- Recorded data:
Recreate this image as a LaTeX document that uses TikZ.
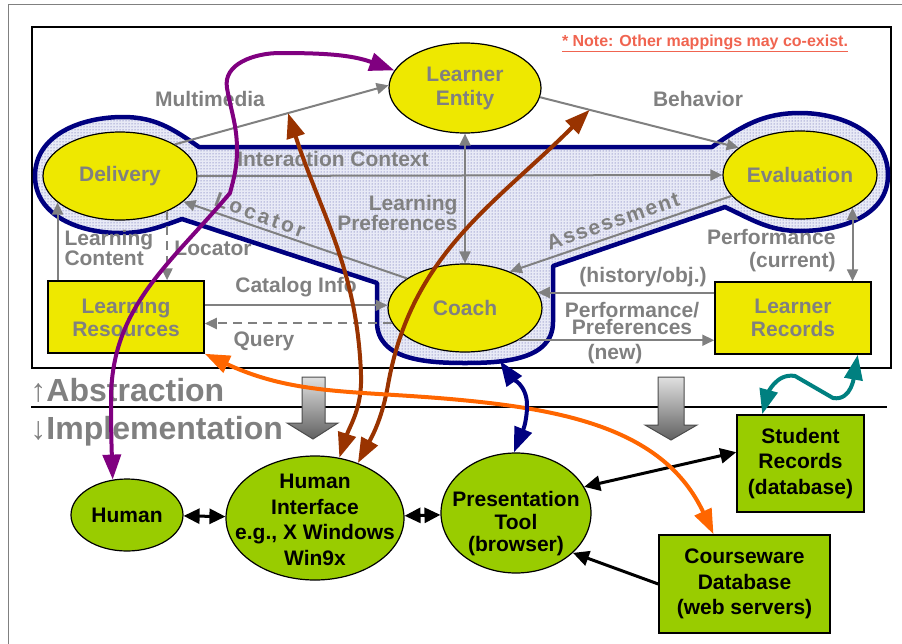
\documentclass[tikz,border=0pt]{standalone}
\usepackage{fontspec}
\setmainfont{Liberation Sans}
\usetikzlibrary{arrows.meta, patterns, shapes.geometric}

\definecolor{lomyellow}{RGB}{238,232,0}
\definecolor{implgreen}{RGB}{153,204,0}
\definecolor{labelgray}{RGB}{128,128,128}
\definecolor{ringnavy}{RGB}{0,0,128}
\definecolor{ringfill}{RGB}{232,234,246}
\definecolor{ringdot}{RGB}{70,70,160}
\definecolor{notered}{RGB}{240,100,80}
\definecolor{mapbrown}{RGB}{153,51,0}
\definecolor{mappurple}{RGB}{128,0,128}
\definecolor{maporange}{RGB}{255,102,0}
\definecolor{mapteal}{RGB}{0,128,128}

\begin{document}
\begin{tikzpicture}[x=1pt, y=1pt, line width=1pt,
        absnode/.style={ellipse, draw=black, line width=1.2pt, fill=lomyellow, inner sep=0pt,
            text=labelgray, align=center, font=\fontsize{21}{24}\selectfont\bfseries},
        absbox/.style={rectangle, draw=black, line width=1.5pt, fill=lomyellow, inner sep=0pt,
            text=labelgray, align=center, font=\fontsize{21}{23}\selectfont\bfseries},
        implnode/.style={ellipse, draw=black, line width=1.2pt, fill=implgreen, inner sep=0pt,
            align=center, font=\fontsize{21}{25.5}\selectfont\bfseries},
        implbox/.style={rectangle, draw=black, line width=1.5pt, fill=implgreen, inner sep=0pt,
            align=center, font=\fontsize{21}{25.5}\selectfont\bfseries},
        impllbl/.style={inner sep=0pt, align=center, font=\fontsize{21}{25.5}\selectfont\bfseries},
        flowlbl/.style={inner sep=0pt, text=labelgray, align=center, font=\fontsize{21}{20}\selectfont\bfseries},
        flow/.style={draw=labelgray, line width=2pt, >={Triangle[length=12pt,width=11pt]}, ->},
        mapping/.style={line width=4pt, >={Triangle[length=25pt,width=18pt]}, <->},
        link/.style={line width=3pt, >={Triangle[length=16pt,width=15pt]}, <->},
        ring/.style={draw=ringnavy, line width=4.5pt, line join=round, preaction={fill=ringfill},
            pattern=dots, pattern color=ringdot},
        levelarrow/.style={top color=black!12, bottom color=black!62, draw=black!70, line width=1pt},
    ]
        \useasboundingbox (0,0) rectangle (902,-643);

        % Frames
        \draw[labelgray] (8,-4) rectangle (912,-655);
        \draw[line width=1.5pt] (32,-27) rectangle (891,-368);
        \node[text=notered, inner sep=0pt, font=\fontsize{16}{18}\selectfont\bfseries] (note) at (705,-43)
            {\underline{* Note: Other mappings may co-exist.}};

        % Coach / Delivery / Evaluation region
        \draw[ring] (199,-147) -- (712,-147) to[out=35,in=180] (800,-113) to[out=0,in=90] (888,-175)
            to[out=-90,in=0] (800,-231) to[out=180,in=-25] (725,-207) -- (553,-266) -- (553,-322)
            to[out=-90,in=0] (465,-363) to[out=180,in=-90] (377,-322) -- (377,-283) -- (182,-219)
            to[out=200,in=0] (120,-233) to[out=180,in=-90] (35,-176) to[out=90,in=180] (123,-117)
            to[out=0,in=145] (199,-147) -- cycle;
        \coordinate (ringbot) at (500,-361);

        % Abstraction level
        \node[absnode, minimum width=152pt, minimum height=90pt] (entity) at (465,-88) {Learner\\Entity};
        \node[absnode, minimum width=154pt, minimum height=88pt] (deliv) at (120,-176) {Delivery};
        \node[absnode, minimum width=154pt, minimum height=88pt] (eval) at (800,-175) {Evaluation};
        \node[absnode, minimum width=154pt, minimum height=88pt] (coach) at (465,-308) {Coach};
        \node[absbox, minimum width=156pt, minimum height=72pt] (lres) at (126,-317) {Learning\\Resources};
        \node[absbox, minimum width=156pt, minimum height=72pt] (lrec) at (793,-318) {Learner\\Records};

        % Flows
        \draw[flow] (deliv.30) -- coordinate[pos=0.53] (mmpt) (entity.178);
        \node[flowlbl] (mmlbl) at (210,-99) {Multimedia};
        \draw[flow] (entity.-7) -- coordinate[pos=0.25] (bhpt) (eval.156);
        \node[flowlbl] (bhlbl) at (698,-99) {Behavior};
        \draw[flow] (deliv.east) -- (eval.west);
        \node[flowlbl] (iclbl) at (333,-159) {Interaction Context};
        \draw[flow, <->] (entity.south) -- (coach.north);
        \node[flowlbl, anchor=east, align=right] (lplbl) at (458,-213) {Learning\\Preferences};
        \draw[flow] (coach.153) -- (deliv.-22);
        \node[flowlbl, rotate=-20] (loclbl) at (260,-215) {\addfontfeature{LetterSpace=14}Locator};
        \draw[flow] (eval.-163) -- (coach.39);
        \node[flowlbl, rotate=19] (aslbl) at (613,-221) {\addfontfeature{LetterSpace=8}Assessment};
        \draw[flow] (deliv.-157 |- lres.north) -- (deliv.-157);
        \node[flowlbl, anchor=west, align=left] (lclbl) at (64,-248) {Learning\\Content};
        \draw[flow, dash pattern=on 9pt off 6pt] (deliv.-37.5) -- (deliv.-37.5 |- lres.north);
        \node[flowlbl] (lolbl) at (213,-248) {Locator};
        \draw[flow] (coach.178 -| lres.east) -- (coach.178);
        \node[flowlbl] (catlbl) at (296,-287) {Catalog Info};
        \draw[flow, dash pattern=on 9pt off 6pt] (coach.-168) -- (coach.-168 -| lres.east);
        \node[flowlbl] (qlbl) at (264,-341) {Query};
        \draw[flow] (coach.12 -| lrec.west) -- (coach.12);
        \node[flowlbl] (hislbl) at (643,-277) {(history/obj.)};
        \draw[flow] (coach.-31) -- (coach.-31 -| lrec.west);
        \node[flowlbl, font=\fontsize{21}{17}\selectfont\bfseries] (pplbl) at (632,-318) {Performance/\\Preferences};
        \node[flowlbl] (newlbl) at (615,-354) {(new)};
        \draw[flow, <->] (eval.-32) -- (eval.-32 |- lrec.north);
        \node[flowlbl, anchor=east, align=right, font=\fontsize{21}{23}\selectfont\bfseries] (pclbl) at (836,-251) {Performance\\(current)};

        % Levels
        \draw[line width=2pt] (31,-407) -- (887,-407);
        \node[anchor=west, inner sep=0pt, text=labelgray, font=\fontsize{32}{32}\selectfont\bfseries] (abslbl) at (30,-390) {↑Abstraction};
        \node[anchor=west, inner sep=0pt, text=labelgray, font=\fontsize{32}{32}\selectfont\bfseries] (impllvl) at (30,-431) {↓Implementation};
        \shade[levelarrow] (302,-377) -- (325,-377) -- (325,-423) -- (338,-423) -- (313,-439) -- (287,-423) -- (302,-423) -- cycle;
        \shade[levelarrow] (658,-377) -- (684,-377) -- (684,-425) -- (697,-425) -- (671,-440) -- (645,-425) -- (658,-425) -- cycle;

        % Implementation level
        \node[implnode, minimum width=112pt, minimum height=72pt] (human) at (127,-515) {Human};
        \node[implnode, minimum width=178pt, minimum height=124pt] (hi) at (315,-518) {};
        \node[impllbl] (hitext) at (315,-520) {Human\\Interface\\e.g., X Windows\\Win9x};
        \node[implnode, minimum width=150pt, minimum height=120pt] (pt) at (516,-513) {};
        \node[impllbl, font=\fontsize{21}{22.5}\selectfont\bfseries] (pttext) at (516,-524) {Presentation\\Tool\\(browser)};
        \node[implbox, minimum width=127pt, minimum height=97pt] (srec) at (800.5,-463.5) {Student\\Records\\(database)};
        \node[implbox, minimum width=171pt, minimum height=98pt] (cdb) at (744.5,-584) {Courseware\\Database\\(web servers)};

        \draw[link] (human) -- (hi);
        \draw[link] (hi) -- (pt);
        \draw[link] (pt.21) -- (srec.170);
        \draw[link, ->] (cdb.west) -- (pt.-35);

        % Mappings
        \draw[mapping, mappurple] (human.112) to[out=92,in=-90] (111,-400) to[out=90,in=-130] (230,-193)
            to[out=75,in=-90] (237,-150) to[out=90,in=-80] (227,-88) to[out=100,in=180] (280,-53)
            to[out=0,in=160] (entity.166);
        \draw[mapping, mapbrown] (hi.68) to[out=72,in=-88] (361,-375) to[out=92,in=-72] (mmpt);
        \draw[mapping, mapbrown] (hi.52) to[out=62,in=-100] (388,-385) to[out=80,in=-135] (bhpt);
        \draw[mapping, maporange] (lres.south east) to[out=-25,in=175] (450,-399) to[out=-5,in=115] ([xshift=-31pt]cdb.north);
        \draw[mapping, ringnavy] (ringbot) to[out=-55,in=90] (527,-405) to[out=-90,in=68] (pt.92);
        \draw[mapping, mapteal] ([xshift=-14pt]lrec.south east) to[out=-100,in=-10] (833,-398) -- (795,-376)
            to[out=170,in=75] ([xshift=26pt]srec.north west);
    \end{tikzpicture}
\end{document}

- Problem to solve:
Write out, word for word, the lines from the start of the data through the one holding "(0,0) rectangle (902,-643);". Omit pictures.

- Solution to this task:
Recreate this image as a LaTeX document that uses TikZ.
\documentclass[tikz,border=0pt]{standalone}
\usepackage{fontspec}
\setmainfont{Liberation Sans}
\usetikzlibrary{arrows.meta, patterns, shapes.geometric}

\definecolor{lomyellow}{RGB}{238,232,0}
\definecolor{implgreen}{RGB}{153,204,0}
\definecolor{labelgray}{RGB}{128,128,128}
\definecolor{ringnavy}{RGB}{0,0,128}
\definecolor{ringfill}{RGB}{232,234,246}
\definecolor{ringdot}{RGB}{70,70,160}
\definecolor{notered}{RGB}{240,100,80}
\definecolor{mapbrown}{RGB}{153,51,0}
\definecolor{mappurple}{RGB}{128,0,128}
\definecolor{maporange}{RGB}{255,102,0}
\definecolor{mapteal}{RGB}{0,128,128}

\begin{document}
\begin{tikzpicture}[x=1pt, y=1pt, line width=1pt,
        absnode/.style={ellipse, draw=black, line width=1.2pt, fill=lomyellow, inner sep=0pt,
            text=labelgray, align=center, font=\fontsize{21}{24}\selectfont\bfseries},
        absbox/.style={rectangle, draw=black, line width=1.5pt, fill=lomyellow, inner sep=0pt,
            text=labelgray, align=center, font=\fontsize{21}{23}\selectfont\bfseries},
        implnode/.style={ellipse, draw=black, line width=1.2pt, fill=implgreen, inner sep=0pt,
            align=center, font=\fontsize{21}{25.5}\selectfont\bfseries},
        implbox/.style={rectangle, draw=black, line width=1.5pt, fill=implgreen, inner sep=0pt,
            align=center, font=\fontsize{21}{25.5}\selectfont\bfseries},
        impllbl/.style={inner sep=0pt, align=center, font=\fontsize{21}{25.5}\selectfont\bfseries},
        flowlbl/.style={inner sep=0pt, text=labelgray, align=center, font=\fontsize{21}{20}\selectfont\bfseries},
        flow/.style={draw=labelgray, line width=2pt, >={Triangle[length=12pt,width=11pt]}, ->},
        mapping/.style={line width=4pt, >={Triangle[length=25pt,width=18pt]}, <->},
        link/.style={line width=3pt, >={Triangle[length=16pt,width=15pt]}, <->},
        ring/.style={draw=ringnavy, line width=4.5pt, line join=round, preaction={fill=ringfill},
            pattern=dots, pattern color=ringdot},
        levelarrow/.style={top color=black!12, bottom color=black!62, draw=black!70, line width=1pt},
    ]
        \useasboundingbox (0,0) rectangle (902,-643);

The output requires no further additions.